The Board concluded that franchisees were using their own entrepreneurial resources (i.e. the franchisees made all the investment on the movie theaters) and thus Mars Sinema was not exercising control over its franchisees. In reaching this decision, the Board referred to its merger control guidelines, which state: “In line with these considerations, franchising agreements as such do not normally confer control over the franchisee’s business on the franchisor. The franchisee usually exploits the entrepreneurial resources on its own account even if essential parts of the assets may belong to the franchisor.”

Therefore, the Board characterized the circumstances as a vertical relationship and analyzed them under Article 4 of the Law No. 4054.

Vertical Restrictions

The Board continued on to assess Mars Sinema’s alleged vertical restrictions and surrounding circumstances. The franchise agreements allowed Mars Sinema to set prices and promotions for tickets and café services on franchisees. It was also understood that in practice, Mars Sinema used software to upload prices for tickets and café services, with franchisees unable to change such prices.

The Board indicated that vertical price restriction can cause negative effects on competition, such as distorting intra-brand competition and facilitating horizontal cooperation among suppliers.

The Board provided examples of potential efficiencies that a vertical price restriction might create by enhancing consumer welfare:

  • Allowing distributors to focus solely on promotional and marketing activities for products recently introduced into a competitive market.
  • Allowing short term (two to six weeks) rebate schemes to be applied homogeneously among a franchise system.
  • Preventing free-riding.

However, the Board ruled that Mars Sinema did not qualify for an individual exemption because none of these efficiencies apply to the vertical agreements in question.
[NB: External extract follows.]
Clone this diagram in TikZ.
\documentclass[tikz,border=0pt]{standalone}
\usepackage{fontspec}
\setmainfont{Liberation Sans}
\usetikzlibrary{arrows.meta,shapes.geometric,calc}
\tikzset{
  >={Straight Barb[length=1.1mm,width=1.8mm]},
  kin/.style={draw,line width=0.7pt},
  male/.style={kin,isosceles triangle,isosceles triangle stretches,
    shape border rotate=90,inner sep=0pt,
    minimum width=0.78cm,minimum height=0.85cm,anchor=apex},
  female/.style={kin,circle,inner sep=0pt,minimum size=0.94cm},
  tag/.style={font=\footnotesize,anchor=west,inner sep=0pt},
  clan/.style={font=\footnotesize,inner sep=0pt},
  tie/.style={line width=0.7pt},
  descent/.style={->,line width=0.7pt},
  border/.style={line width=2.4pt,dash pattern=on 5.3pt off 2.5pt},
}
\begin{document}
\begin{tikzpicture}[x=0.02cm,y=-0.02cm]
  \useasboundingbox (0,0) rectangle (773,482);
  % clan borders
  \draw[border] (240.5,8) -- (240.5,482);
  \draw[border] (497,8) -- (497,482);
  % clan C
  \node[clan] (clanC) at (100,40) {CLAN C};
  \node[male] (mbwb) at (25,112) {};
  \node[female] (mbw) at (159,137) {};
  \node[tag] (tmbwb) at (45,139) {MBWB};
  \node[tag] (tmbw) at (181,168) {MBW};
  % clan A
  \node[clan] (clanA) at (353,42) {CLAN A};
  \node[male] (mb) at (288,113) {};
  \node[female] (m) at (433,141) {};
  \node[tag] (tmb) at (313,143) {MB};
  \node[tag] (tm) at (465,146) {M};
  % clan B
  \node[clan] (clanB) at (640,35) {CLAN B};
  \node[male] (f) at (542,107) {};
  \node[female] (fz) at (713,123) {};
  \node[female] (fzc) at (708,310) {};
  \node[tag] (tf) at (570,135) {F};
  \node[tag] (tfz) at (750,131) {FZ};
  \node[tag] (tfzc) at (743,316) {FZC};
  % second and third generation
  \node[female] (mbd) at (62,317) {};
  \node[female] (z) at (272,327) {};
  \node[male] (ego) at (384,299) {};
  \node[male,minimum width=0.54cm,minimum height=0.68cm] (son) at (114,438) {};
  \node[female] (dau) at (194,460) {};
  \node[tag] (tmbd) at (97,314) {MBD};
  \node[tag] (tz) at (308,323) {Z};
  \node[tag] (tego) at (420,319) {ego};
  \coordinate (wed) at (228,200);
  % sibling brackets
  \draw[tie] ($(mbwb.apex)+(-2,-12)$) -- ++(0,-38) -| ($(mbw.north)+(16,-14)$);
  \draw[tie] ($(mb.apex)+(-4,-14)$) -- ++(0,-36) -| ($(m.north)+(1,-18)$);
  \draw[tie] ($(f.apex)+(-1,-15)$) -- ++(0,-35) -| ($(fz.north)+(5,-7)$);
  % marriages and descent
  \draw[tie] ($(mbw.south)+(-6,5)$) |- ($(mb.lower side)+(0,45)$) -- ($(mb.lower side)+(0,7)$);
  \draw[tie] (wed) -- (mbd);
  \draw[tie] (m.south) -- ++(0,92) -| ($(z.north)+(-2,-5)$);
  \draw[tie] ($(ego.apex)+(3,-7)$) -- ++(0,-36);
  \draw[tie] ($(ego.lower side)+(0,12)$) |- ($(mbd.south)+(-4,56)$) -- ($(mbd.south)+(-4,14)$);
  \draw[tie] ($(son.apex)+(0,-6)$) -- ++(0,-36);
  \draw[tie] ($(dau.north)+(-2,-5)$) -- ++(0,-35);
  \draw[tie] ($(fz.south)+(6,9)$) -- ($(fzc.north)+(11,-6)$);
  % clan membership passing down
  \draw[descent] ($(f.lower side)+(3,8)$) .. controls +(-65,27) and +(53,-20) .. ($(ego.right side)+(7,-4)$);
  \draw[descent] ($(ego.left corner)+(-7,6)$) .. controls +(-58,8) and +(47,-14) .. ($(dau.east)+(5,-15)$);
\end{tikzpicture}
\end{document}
The Board emphasized that vertical restrictions must be assessed on a case-by-case basis, considering the different market dynamics for each case. Factors include:

  • Competitive structure of the relevant market.
  • Effect of vertical restriction on competition.
  • Market positions of the supplier and distributor.
  • Level of inter-brand competition.
  • Market position of the supplier and its competitors.
  • Market coverage by others under similar agreements
  • Duration of vertical restriction.

The Board noted that Mars Sinema operates 73 movie theaters around Turkey, among which only two theaters operate under franchise agreements. Thus, despite Mars Sinema’s market power, the franchise agreements constitute only a small portion of its portfolio. The Board concluded that vertical price restraints foreseen in Mars Sinema’s franchise agreements effected only Ankara and Antalya (where the two franchised theaters are located) since 2014. Therefore, the market effects of the restrictions are very limited and short in duration.

The Board held that there is no need to proceed with initiating a full-fledged investigation into the vertical price restrictions, provided Mars Sinema ceased its price maintenance behavior within 90 days.


RPM have traditionally been considered to be one of the hardcore vertical restraints in Turkey. However, as with the most of the modern competition law enforcers, the Board has begun to signal a shift toward a more effects-based approach to vertical price restrictions. While no cases have been granted an individual exception for RPM yet, recent Board decisions can be viewed as baby steps towards a change in characterizing vertical price restrictions in Turkey.